The employees who work hard earn more than minimum wage, Hawke said.
“Service is commission-based. The wage is supposed to be a carrot,” Hawke said.
In addition, increasing the minimum wage could have an impact on how much businesses charge for goods and services, Hawke said.
“Restaurants already have a thin margin of profit, so when you increase what you have to pay for salaries, you have to make that up somewhere else, like raising their prices,” Hawke said. “What happens to the people who are on fixed incomes when businesses have to triple their prices? Some people are on tight budgets.”
In an effort to bring down the cost of health care for Maine residents, Hawke said the insurance market needs to be opened up to allow for more competition between providers.
“Obamacare sounded good because it was cheap, but what sounded good then doesn’t sound good now. Insurance for families is high,” Hawke said. “I don’t know what the fix is, but we need to get some competition to lower prices.”
When it comes to addressing the opioid crisis, Hawke said towns along Maine’s border and the Maine State Police need to continue their efforts to keep drugs from entering the state.
The Lincoln County Recovery Collaborative, a joint effort of the county’s law enforcement agencies and health care providers to combat the drug crisis through outreach and treatment, is “a wonderful thing,” Hawke said.
The agreement, which was signed by the Boothbay Harbor, Damariscotta, Waldoboro, and Wiscasset police departments; the Lincoln County Sheriff’s Office; Mid Coast Hospital’s Addiction Resource Center; and LincolnHealth; focuses on reducing the stigma surrounding drug addiction and expanding access to community-based treatment resources.
“I have talked with (Boothbay Harbor Police Chief) Bob Hasch extensively about it, and it’s a great thing what they’re doing,” Hawke said. “The goal is to get these people help so they can get better.”
While she is not opposed to solar energy, Hawke said she could not support LD 1649, “An Act to Modernize Maine’s Solar Power Policy.” The bill, which had support from advocates for solar power as well as public utilities, was an effort to increase the production of solar energy in the state and adjust how producers of solar energy receive credit for their energy. The bill passed the Legislature, but Gov. Paul LePage vetoed it and the House upheld his veto.
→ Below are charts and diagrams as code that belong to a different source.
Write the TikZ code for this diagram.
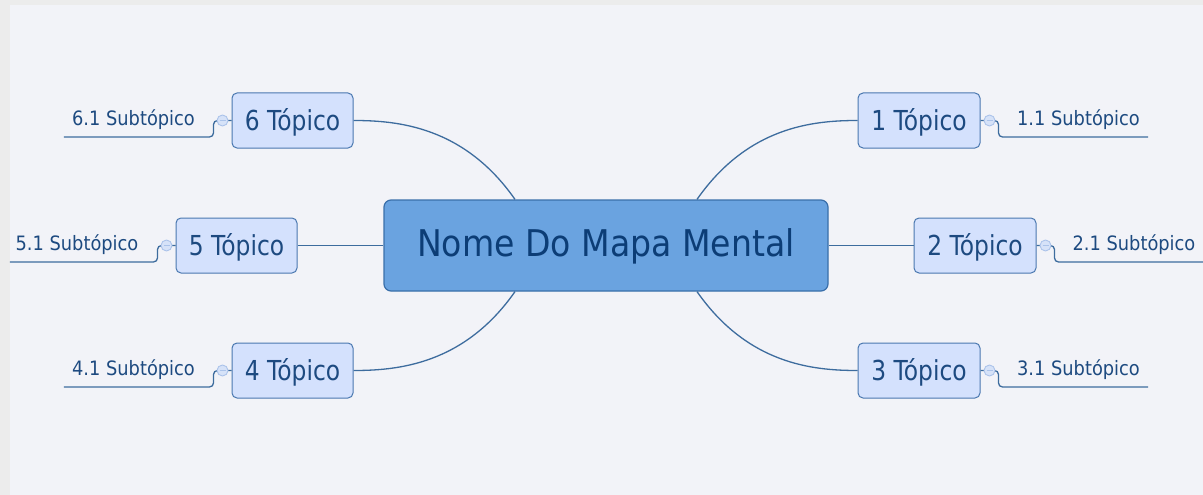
\documentclass[tikz,border=0pt]{standalone}
\usepackage{fontspec}
\setmainfont{DejaVu Sans}
\newfontfamily\dvc[FakeStretch=0.9]{DejaVu Sans}
\newfontfamily\dvt[FakeStretch=0.85]{DejaVu Sans}
\usetikzlibrary{calc}
\definecolor{bgouter}{HTML}{ECECEC}
\definecolor{bginner}{HTML}{F2F3F8}
\definecolor{centerfill}{HTML}{6AA3E0}
\definecolor{centerdraw}{HTML}{3A6FAA}
\definecolor{centertext}{HTML}{0C3D76}
\definecolor{topicfill}{HTML}{D4E1FD}
\definecolor{topicdraw}{HTML}{4A78B0}
\definecolor{topictext}{HTML}{1D4A80}
\definecolor{linecol}{HTML}{3D6C9E}
\definecolor{knobfill}{HTML}{D6E2F8}
\definecolor{knobdraw}{HTML}{ABC3EA}
\tikzset{
  centerbox/.style={draw=centerdraw, line width=1.2pt, fill=centerfill, rounded corners=7pt,
    minimum width=444pt, minimum height=91pt, inner sep=0pt,
    text=centertext, font=\dvc\fontsize{36.8}{40}\selectfont, text height=26.8pt, text depth=4.4pt},
  topicbox/.style={draw=topicdraw, line width=1pt, fill=topicfill, rounded corners=5pt,
    minimum width=121pt, minimum height=55pt, inner sep=0pt,
    text=topictext, font=\dvt\fontsize{27.5}{31}\selectfont, text height=21pt, text depth=2pt},
  subtxt/.style={inner xsep=0pt, inner ysep=7pt, minimum width=150pt, anchor=south,
    text=topictext, font=\dvc\fontsize{19.8}{22}\selectfont, text height=14.5pt, text depth=4pt},
  link/.style={draw=linecol, line width=1.3pt},
  sublink/.style={draw=linecol, line width=1.3pt, rounded corners=4pt},
  knob/.style={circle, draw=knobdraw, fill=knobfill, line width=0.9pt, minimum size=11pt, inner sep=0pt}
}
\newcommand{\knobminus}[1]{\draw[draw=knobdraw, line width=0.9pt] ($(#1)+(-3,0)$) -- ($(#1)+(3,0)$);}
\begin{document}
\begin{tikzpicture}[x=1pt, y=-1pt]
  \fill[bgouter] (0,0) rectangle (1203,495);
  \fill[bginner] (10,5) rectangle (1203,495);
  \useasboundingbox (0,0) rectangle (1203,495);

  % central node
  \node[centerbox] (c) at (606,245.5) {Nome Do Mapa Mental};

  % topics
  \node[topicbox, minimum width=122pt] (t1) at (919,120.5) {1 Tópico};
  \node[topicbox, minimum width=122pt] (t2) at (975,245.5) {2 Tópico};
  \node[topicbox, minimum width=122pt] (t3) at (919,370.5) {3 Tópico};
  \node[topicbox] (t4) at (292.5,370.5) {4 Tópico};
  \node[topicbox] (t5) at (236.5,245.5) {5 Tópico};
  \node[topicbox] (t6) at (292.5,120.5) {6 Tópico};

  % subtopics
  \node[subtxt] (s1) at (1073,137) {\hspace*{11pt}1.1 Subtópico};
  \node[subtxt, minimum width=149pt] (s2) at (1128.5,262) {\hspace*{11pt}2.1 Subtópico};
  \node[subtxt] (s3) at (1073,387) {\hspace*{11pt}3.1 Subtópico};
  \node[subtxt] (s4) at (139,387) {4.1 Subtópico\hspace*{11pt}};
  \node[subtxt, minimum width=147pt] (s5) at (83.5,262) {5.1 Subtópico\hspace*{13pt}};
  \node[subtxt] (s6) at (139,137) {6.1 Subtópico\hspace*{11pt}};

  % center to topics
  \draw[link] ($(c.north)+(91,0)$) .. controls +(51,-73) and +(-44,0) .. (t1.west);
  \draw[link] (c.east) -- (t2.west);
  \draw[link] ($(c.south)+(91,0)$) .. controls +(51,73) and +(-44,0) .. (t3.west);
  \draw[link] ($(c.south)+(-91,0)$) .. controls +(-51,73) and +(44,0) .. (t4.east);
  \draw[link] (c.west) -- (t5.east);
  \draw[link] ($(c.north)+(-91,0)$) .. controls +(-51,-73) and +(44,0) .. (t6.east);

  % topics to subtopics
  \draw[sublink] (t1.east) -- ++(18,0) |- (s1.south east);
  \draw[sublink] (t2.east) -- ++(18,0) |- (s2.south east);
  \draw[sublink] (t3.east) -- ++(18,0) |- (s3.south east);
  \draw[sublink] (t4.west) -- ++(-18,0) |- (s4.south west);
  \draw[sublink] (t5.west) -- ++(-18,0) |- (s5.south west);
  \draw[sublink] (t6.west) -- ++(-18,0) |- (s6.south west);

  % collapse knobs
  \node[knob] (k1) at ($(t1.east)+(9,0)$) {};
  \node[knob] (k2) at ($(t2.east)+(9,0)$) {};
  \node[knob] (k3) at ($(t3.east)+(9,0)$) {};
  \node[knob] (k4) at ($(t4.west)+(-9,0)$) {};
  \node[knob] (k5) at ($(t5.west)+(-9,0)$) {};
  \node[knob] (k6) at ($(t6.west)+(-9,0)$) {};
  \knobminus{k1}\knobminus{k2}\knobminus{k3}\knobminus{k4}\knobminus{k5}\knobminus{k6}
\end{tikzpicture}
\end{document}
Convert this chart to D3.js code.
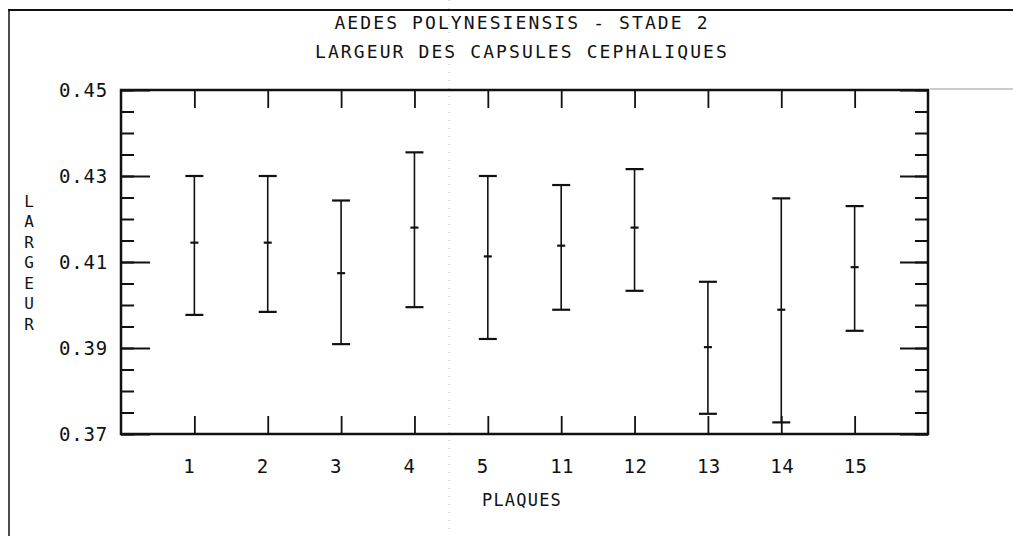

“I voted against it because it was a 20-year contract. The only thing that should be under contract for 20 years is a house,” Hawke said. “Things change over time, technology changes over time.”
In addition, the bill would have subsidized solar energy producers, increasing the cost for other ratepayers, Hawke said.
“I’m not against solar, but it shouldn’t be up to your neighbor or the other ratepayers to subsidize it,” Hawke said.
Hawke sits on the Marine Resources Committee alongside fellow Lincoln County legislators Jeffrey Pierce, R-Dresden, and Michael “Mick” Devin, D-Newcastle. Hawke’s husband, Andy Hawke, is a lobsterman.
Hawke has been endorsed by the Sportsman’s Alliance of Maine and the Maine Credit Union League.
In addition to her work in the Maine House, Hawke is the vice chair of the Boothbay-Boothbay Harbor Consolidated School District and sat on the Lincoln County Budget Advisory Committee as the legislative delegate for the 2016 budget.
She chairs the committee for the Windjammer Days parade and volunteers at the Clothing Closet and Food for Thought.
“I grew up here, I’ve lived here all my life, and I’m very much in tune with the local needs,” Hawke said. “In order to represent the people, you need to be in tune with the people.”
Hawke and her husband, Andy Hawke, have three adult children, Nicholas, Lelia, and Andrew.